Hij zwijgt even, verlegen zoekend naar woorden. „Er waren ook seksuele fantasieën. Ik zocht liefde in masturbatie. Elke dag van de week, soms meerdere keren per dag. Om er nadien alleen nog maar beroerder aan toe te zijn. Vooral tegenover God voelde ik me schuldig. Ik bad of Hij me ervan wilde verlossen, maar het gebeurde niet.”
Sporen
Achteraf ziet Richard dat God wel degelijk geholpen heeft in die tijd. Zo was er een fietsgroep waarin hij vaak meereed en die hem volledig accepteerde. „Pas nu begrijp ik hoeveel dat voor me betekend heeft.” Gods hand is eveneens zichtbaar in de grote verandering die na de brugklas ontstaat: Richard komt in een andere klas, raakt bevriend met een aantal jongens en de pesters gaan naar een andere school.
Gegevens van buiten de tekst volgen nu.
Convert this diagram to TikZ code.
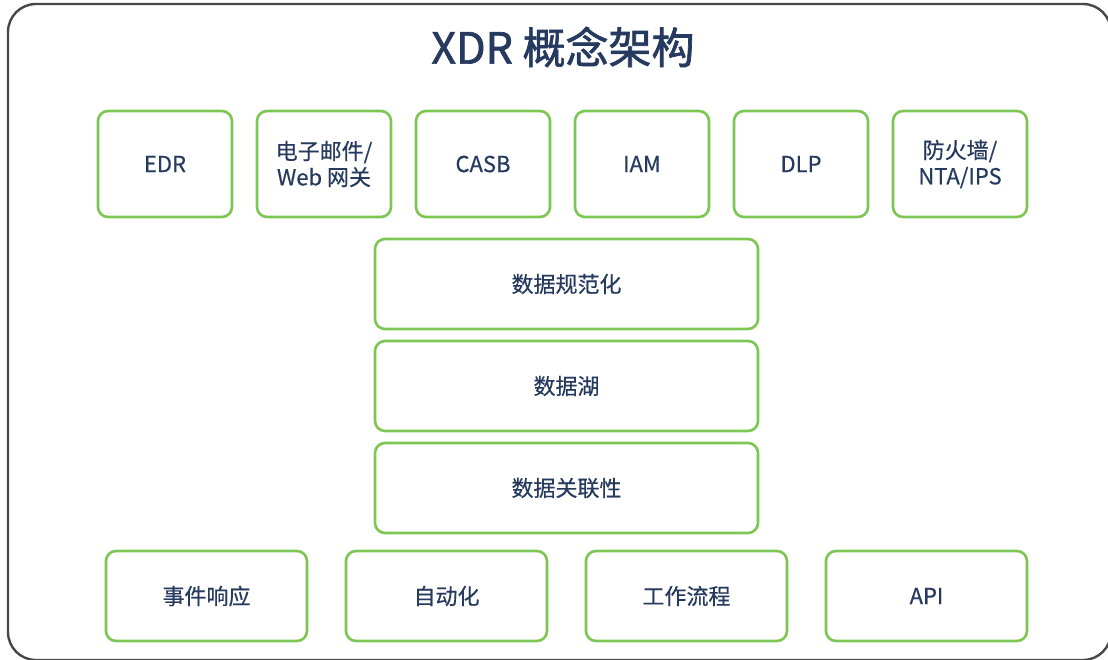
\documentclass[tikz,border=0pt]{standalone}
\usepackage{fontspec}
\setmainfont{Noto Sans CJK SC}[FakeBold=0.4]
\newfontfamily\titlefont{Noto Sans CJK SC}[FakeBold=1.6]
\definecolor{boxgreen}{HTML}{7CC653}
\definecolor{txt}{HTML}{253A5E}
\definecolor{frame}{HTML}{474747}
\tikzset{
  box/.style={draw=boxgreen, line width=2.6pt, rounded corners=10pt, fill=white, text=txt, font=\fontsize{22}{26}\selectfont, align=center, inner sep=0pt},
  topbox/.style={box, minimum width=134pt, minimum height=106pt},
  midbox/.style={box, minimum width=383pt, minimum height=90pt},
  botbox/.style={box, minimum width=201pt, minimum height=90pt}
}
\begin{document}
\begin{tikzpicture}[x=1pt,y=-1pt]
\useasboundingbox (0,0) rectangle (1108,659);
\begin{scope}
\clip (0,0) rectangle (1108,659);
\draw[frame, line width=2.4pt, rounded corners=28pt] (8,4) rectangle (1111,660);
\end{scope}
\node[text=txt, font=\titlefont\fontsize{43}{50}\selectfont] (title) at (563,47) {XDR 概念架构};
\node[topbox] (edr) at (165,164) {EDR};
\node[topbox] (mail) at (324,164) {电子邮件/\\Web 网关};
\node[topbox] (casb) at (483,164) {CASB};
\node[topbox] (iam) at (642,164) {IAM};
\node[topbox] (dlp) at (801,164) {DLP};
\node[topbox] (fw) at (960,164) {防火墙/\\NTA/IPS};
\node[midbox] (norm) at (566.5,284) {数据规范化};
\node[midbox] (lake) at (566.5,386) {数据湖};
\node[midbox] (corr) at (566.5,488) {数据关联性};
\node[botbox] (ir) at (206.5,596) {事件响应};
\node[botbox] (auto) at (446.5,596) {自动化};
\node[botbox] (wf) at (686.5,596) {工作流程};
\node[botbox] (api) at (926.5,596) {API};
\end{tikzpicture}
\end{document}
Het getreiter heeft echter onuitwisbare sporen achtergelaten. De pesters zijn verdwenen, maar Richard blijft erg onzeker, past zich aan iedereen aan en voelt zich doorlopend gespannen.
Ook komen er nieuwe moeilijkheden op zijn pad. Hij krijgt psychische problemen door gebeurtenissen uit het verleden en blijkt homoseksuele gevoelens te hebben. „Ik kreeg buikpijn, terwijl ik geen buikpijn had. Voelde me ziek, terwijl ik helemaal gezond was. Ik werd depressief. Huilen deed ik niet; dat kon ik niet meer. Ik trok me juist compleet in mijzelf terug.”
Maakte Richard al langer plannen om een einde aan zijn leven te maken, er komt een avond waarop hij het bijna daadwerkelijk doet. Bijna. Slechts de aanwezigheid van een vriendin houdt hem tegen om zijn auto tegen een boom aan te rijden. „Toen wist ik dat ik professionele hulp moest gaan zoeken.”
Verandering
De afgelopen twee jaar is er stapje voor stapje veel veranderd in Richards leven. Niet alleen door de psychologische hulp die hij gekregen heeft. Onder meer ook doordat hij belijdenis gedaan heeft van zijn geloof in God. „Ik weet niet of ik door mijn homoseksuele gevoelens ooit een relatie kan aangaan met een meisje, maar ik ben ervan verzekerd dat ik de Heere Jezus wil volgen en dat ik Zijn bloed nodig heb voor mijn zonden.”
Wel worstelt hij nog steeds met de gevolgen van het pesten. „De fantasieën zijn er bijvoorbeeld nog. Ook heb ik concentratieproblemen en vind ik het erg lastig om over het gebeurde te spreken. Tijdens dit interview ben ik blij met elke praatpauze, omdat ik dan mijn emoties weer in balans kan brengen. Het zou helpen als ik eens flink kon huilen.”
Wat als hij ooit zijn voormalige pesters tegen het lijf loopt? „Gelukkig zie ik hen nooit. Maar als dat gebeurt en ze staan open voor een gesprek, dan ga ik dat aan.”
En als ze hem om vergeving vragen? „Ik heb hen een tijd lang gehaat, maar nu niet meer. Ze wisten niet wat ze aanrichtten.”
De naam en de persoonlijke omstandigheden van Richard zijn om privacyredenen veranderd.